**Stated exercise**
Copy the data exactly; pictures stay out of the copy.

**Material**
.....

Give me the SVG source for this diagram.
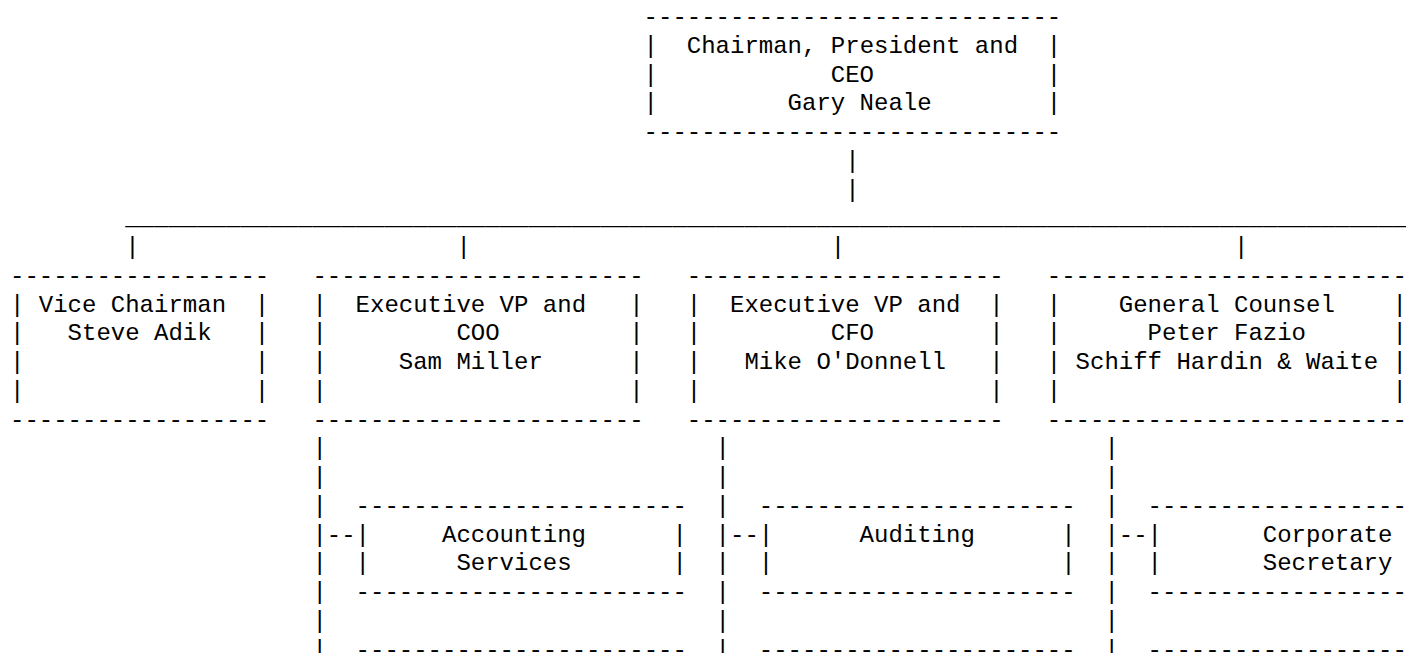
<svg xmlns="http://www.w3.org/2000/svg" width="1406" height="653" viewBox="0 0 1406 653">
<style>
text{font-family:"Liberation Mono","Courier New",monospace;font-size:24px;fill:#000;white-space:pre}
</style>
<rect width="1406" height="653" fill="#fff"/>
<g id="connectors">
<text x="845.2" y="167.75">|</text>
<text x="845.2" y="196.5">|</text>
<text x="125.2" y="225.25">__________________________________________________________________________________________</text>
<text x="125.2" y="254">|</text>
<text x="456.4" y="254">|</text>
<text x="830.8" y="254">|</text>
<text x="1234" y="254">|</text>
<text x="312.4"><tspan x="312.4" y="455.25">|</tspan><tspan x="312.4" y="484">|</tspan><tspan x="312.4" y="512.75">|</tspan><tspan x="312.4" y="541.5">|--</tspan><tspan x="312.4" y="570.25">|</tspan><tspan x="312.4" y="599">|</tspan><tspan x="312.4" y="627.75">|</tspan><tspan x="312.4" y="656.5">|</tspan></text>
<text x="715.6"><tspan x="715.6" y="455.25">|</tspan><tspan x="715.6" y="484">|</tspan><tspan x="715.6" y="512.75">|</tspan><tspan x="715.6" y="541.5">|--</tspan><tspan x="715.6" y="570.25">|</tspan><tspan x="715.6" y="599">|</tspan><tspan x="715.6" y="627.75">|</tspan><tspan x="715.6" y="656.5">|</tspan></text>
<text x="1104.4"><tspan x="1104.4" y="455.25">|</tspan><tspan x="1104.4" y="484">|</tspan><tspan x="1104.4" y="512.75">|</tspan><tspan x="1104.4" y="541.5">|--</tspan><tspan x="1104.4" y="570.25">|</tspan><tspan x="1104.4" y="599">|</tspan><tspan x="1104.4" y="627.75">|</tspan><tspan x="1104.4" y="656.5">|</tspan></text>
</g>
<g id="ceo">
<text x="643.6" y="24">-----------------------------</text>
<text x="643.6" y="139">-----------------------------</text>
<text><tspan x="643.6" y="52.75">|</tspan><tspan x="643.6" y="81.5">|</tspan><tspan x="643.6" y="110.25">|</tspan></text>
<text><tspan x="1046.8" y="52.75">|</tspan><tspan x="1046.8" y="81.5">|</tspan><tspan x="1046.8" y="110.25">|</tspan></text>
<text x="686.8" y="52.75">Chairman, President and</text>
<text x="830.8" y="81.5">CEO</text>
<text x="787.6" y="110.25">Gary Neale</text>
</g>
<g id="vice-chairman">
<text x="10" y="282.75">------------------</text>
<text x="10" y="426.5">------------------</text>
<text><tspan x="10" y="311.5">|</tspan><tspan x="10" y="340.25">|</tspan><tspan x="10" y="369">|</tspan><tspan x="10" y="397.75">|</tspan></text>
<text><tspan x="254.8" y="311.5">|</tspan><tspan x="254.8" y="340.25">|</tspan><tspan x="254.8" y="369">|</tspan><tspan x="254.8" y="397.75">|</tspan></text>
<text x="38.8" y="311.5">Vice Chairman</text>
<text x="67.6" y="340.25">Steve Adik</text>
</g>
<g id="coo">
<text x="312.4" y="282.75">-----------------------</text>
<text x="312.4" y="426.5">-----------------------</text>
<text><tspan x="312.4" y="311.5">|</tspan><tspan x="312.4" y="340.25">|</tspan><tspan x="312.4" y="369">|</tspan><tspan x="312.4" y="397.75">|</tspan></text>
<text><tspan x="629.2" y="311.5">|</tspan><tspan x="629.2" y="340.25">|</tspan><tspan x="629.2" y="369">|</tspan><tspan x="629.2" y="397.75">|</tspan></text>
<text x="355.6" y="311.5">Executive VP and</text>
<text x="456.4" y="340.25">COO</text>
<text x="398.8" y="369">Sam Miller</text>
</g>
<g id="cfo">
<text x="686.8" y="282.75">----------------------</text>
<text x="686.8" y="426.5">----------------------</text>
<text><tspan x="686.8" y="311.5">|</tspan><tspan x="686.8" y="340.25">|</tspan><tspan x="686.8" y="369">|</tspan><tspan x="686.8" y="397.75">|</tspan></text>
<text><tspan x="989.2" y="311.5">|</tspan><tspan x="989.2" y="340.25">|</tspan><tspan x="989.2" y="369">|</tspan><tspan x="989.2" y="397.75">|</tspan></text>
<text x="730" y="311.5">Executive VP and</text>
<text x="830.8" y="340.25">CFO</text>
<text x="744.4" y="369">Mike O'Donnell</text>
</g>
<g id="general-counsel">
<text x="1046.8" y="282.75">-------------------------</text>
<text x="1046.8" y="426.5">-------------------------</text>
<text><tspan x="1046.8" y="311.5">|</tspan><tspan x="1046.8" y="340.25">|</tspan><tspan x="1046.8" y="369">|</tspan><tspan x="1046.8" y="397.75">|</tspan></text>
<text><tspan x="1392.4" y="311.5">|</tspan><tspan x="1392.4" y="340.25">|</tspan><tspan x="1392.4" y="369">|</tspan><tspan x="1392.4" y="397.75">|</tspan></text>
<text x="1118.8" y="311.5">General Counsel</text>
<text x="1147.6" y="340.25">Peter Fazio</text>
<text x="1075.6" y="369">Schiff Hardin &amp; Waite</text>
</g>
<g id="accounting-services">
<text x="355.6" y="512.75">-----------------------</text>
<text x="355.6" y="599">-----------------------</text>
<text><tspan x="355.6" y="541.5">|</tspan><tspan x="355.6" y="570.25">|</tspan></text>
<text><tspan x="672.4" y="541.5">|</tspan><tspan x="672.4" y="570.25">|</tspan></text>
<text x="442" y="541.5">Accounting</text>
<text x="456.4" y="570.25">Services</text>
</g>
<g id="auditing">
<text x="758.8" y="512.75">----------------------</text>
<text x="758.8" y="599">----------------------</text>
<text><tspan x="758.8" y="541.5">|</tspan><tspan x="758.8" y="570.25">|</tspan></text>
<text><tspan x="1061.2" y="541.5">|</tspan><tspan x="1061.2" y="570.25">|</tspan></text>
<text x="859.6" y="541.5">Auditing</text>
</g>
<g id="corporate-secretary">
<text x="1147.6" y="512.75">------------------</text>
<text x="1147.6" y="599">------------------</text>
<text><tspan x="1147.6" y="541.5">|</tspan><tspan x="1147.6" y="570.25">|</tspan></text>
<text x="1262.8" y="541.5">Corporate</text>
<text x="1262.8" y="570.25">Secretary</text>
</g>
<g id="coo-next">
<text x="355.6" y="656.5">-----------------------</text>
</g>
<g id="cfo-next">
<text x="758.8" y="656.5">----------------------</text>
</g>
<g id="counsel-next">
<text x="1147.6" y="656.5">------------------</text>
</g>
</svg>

.....

**Solution to this task**
Give me the SVG source for this diagram.
<svg xmlns="http://www.w3.org/2000/svg" width="1406" height="653" viewBox="0 0 1406 653">
<style>
text{font-family:"Liberation Mono","Courier New",monospace;font-size:24px;fill:#000;white-space:pre}
</style>
<rect width="1406" height="653" fill="#fff"/>
<g id="connectors">
<text x="845.2" y="167.75">|</text>
<text x="845.2" y="196.5">|</text>
<text x="125.2" y="225.25">__________________________________________________________________________________________</text>
<text x="125.2" y="254">|</text>
<text x="456.4" y="254">|</text>
<text x="830.8" y="254">|</text>
<text x="1234" y="254">|</text>
<text x="312.4"><tspan x="312.4" y="455.25">|</tspan><tspan x="312.4" y="484">|</tspan><tspan x="312.4" y="512.75">|</tspan><tspan x="312.4" y="541.5">|--</tspan><tspan x="312.4" y="570.25">|</tspan><tspan x="312.4" y="599">|</tspan><tspan x="312.4" y="627.75">|</tspan><tspan x="312.4" y="656.5">|</tspan></text>
<text x="715.6"><tspan x="715.6" y="455.25">|</tspan><tspan x="715.6" y="484">|</tspan><tspan x="715.6" y="512.75">|</tspan><tspan x="715.6" y="541.5">|--</tspan><tspan x="715.6" y="570.25">|</tspan><tspan x="715.6" y="599">|</tspan><tspan x="715.6" y="627.75">|</tspan><tspan x="715.6" y="656.5">|</tspan></text>
<text x="1104.4"><tspan x="1104.4" y="455.25">|</tspan><tspan x="1104.4" y="484">|</tspan><tspan x="1104.4" y="512.75">|</tspan><tspan x="1104.4" y="541.5">|--</tspan><tspan x="1104.4" y="570.25">|</tspan><tspan x="1104.4" y="599">|</tspan><tspan x="1104.4" y="627.75">|</tspan><tspan x="1104.4" y="656.5">|</tspan></text>
</g>
<g id="ceo">
<text x="643.6" y="24">-----------------------------</text>
<text x="643.6" y="139">-----------------------------</text>
<text><tspan x="643.6" y="52.75">|</tspan><tspan x="643.6" y="81.5">|</tspan><tspan x="643.6" y="110.25">|</tspan></text>
<text><tspan x="1046.8" y="52.75">|</tspan><tspan x="1046.8" y="81.5">|</tspan><tspan x="1046.8" y="110.25">|</tspan></text>
<text x="686.8" y="52.75">Chairman, President and</text>
<text x="830.8" y="81.5">CEO</text>
<text x="787.6" y="110.25">Gary Neale</text>
</g>
<g id="vice-chairman">
<text x="10" y="282.75">------------------</text>
<text x="10" y="426.5">------------------</text>
<text><tspan x="10" y="311.5">|</tspan><tspan x="10" y="340.25">|</tspan><tspan x="10" y="369">|</tspan><tspan x="10" y="397.75">|</tspan></text>
<text><tspan x="254.8" y="311.5">|</tspan><tspan x="254.8" y="340.25">|</tspan><tspan x="254.8" y="369">|</tspan><tspan x="254.8" y="397.75">|</tspan></text>
<text x="38.8" y="311.5">Vice Chairman</text>
<text x="67.6" y="340.25">Steve Adik</text>
</g>
<g id="coo">
<text x="312.4" y="282.75">-----------------------</text>
<text x="312.4" y="426.5">-----------------------</text>
<text><tspan x="312.4" y="311.5">|</tspan><tspan x="312.4" y="340.25">|</tspan><tspan x="312.4" y="369">|</tspan><tspan x="312.4" y="397.75">|</tspan></text>
<text><tspan x="629.2" y="311.5">|</tspan><tspan x="629.2" y="340.25">|</tspan><tspan x="629.2" y="369">|</tspan><tspan x="629.2" y="397.75">|</tspan></text>
<text x="355.6" y="311.5">Executive VP and</text>
<text x="456.4" y="340.25">COO</text>
<text x="398.8" y="369">Sam Miller</text>
</g>
<g id="cfo">
<text x="686.8" y="282.75">----------------------</text>
<text x="686.8" y="426.5">----------------------</text>
<text><tspan x="686.8" y="311.5">|</tspan><tspan x="686.8" y="340.25">|</tspan><tspan x="686.8" y="369">|</tspan><tspan x="686.8" y="397.75">|</tspan></text>
<text><tspan x="989.2" y="311.5">|</tspan><tspan x="989.2" y="340.25">|</tspan><tspan x="989.2" y="369">|</tspan><tspan x="989.2" y="397.75">|</tspan></text>
<text x="730" y="311.5">Executive VP and</text>
<text x="830.8" y="340.25">CFO</text>
<text x="744.4" y="369">Mike O'Donnell</text>
</g>
<g id="general-counsel">
<text x="1046.8" y="282.75">-------------------------</text>
<text x="1046.8" y="426.5">-------------------------</text>
<text><tspan x="1046.8" y="311.5">|</tspan><tspan x="1046.8" y="340.25">|</tspan><tspan x="1046.8" y="369">|</tspan><tspan x="1046.8" y="397.75">|</tspan></text>
<text><tspan x="1392.4" y="311.5">|</tspan><tspan x="1392.4" y="340.25">|</tspan><tspan x="1392.4" y="369">|</tspan><tspan x="1392.4" y="397.75">|</tspan></text>
<text x="1118.8" y="311.5">General Counsel</text>
<text x="1147.6" y="340.25">Peter Fazio</text>
<text x="1075.6" y="369">Schiff Hardin &amp; Waite</text>
</g>
<g id="accounting-services">
<text x="355.6" y="512.75">-----------------------</text>
<text x="355.6" y="599">-----------------------</text>
<text><tspan x="355.6" y="541.5">|</tspan><tspan x="355.6" y="570.25">|</tspan></text>
<text><tspan x="672.4" y="541.5">|</tspan><tspan x="672.4" y="570.25">|</tspan></text>
<text x="442" y="541.5">Accounting</text>
<text x="456.4" y="570.25">Services</text>
</g>
<g id="auditing">
<text x="758.8" y="512.75">----------------------</text>
<text x="758.8" y="599">----------------------</text>
<text><tspan x="758.8" y="541.5">|</tspan><tspan x="758.8" y="570.25">|</tspan></text>
<text><tspan x="1061.2" y="541.5">|</tspan><tspan x="1061.2" y="570.25">|</tspan></text>
<text x="859.6" y="541.5">Auditing</text>
</g>
<g id="corporate-secretary">
<text x="1147.6" y="512.75">------------------</text>
<text x="1147.6" y="599">------------------</text>
<text><tspan x="1147.6" y="541.5">|</tspan><tspan x="1147.6" y="570.25">|</tspan></text>
<text x="1262.8" y="541.5">Corporate</text>
<text x="1262.8" y="570.25">Secretary</text>
</g>
<g id="coo-next">
<text x="355.6" y="656.5">-----------------------</text>
</g>
<g id="cfo-next">
<text x="758.8" y="656.5">----------------------</text>
</g>
<g id="counsel-next">
<text x="1147.6" y="656.5">------------------</text>
</g>
</svg>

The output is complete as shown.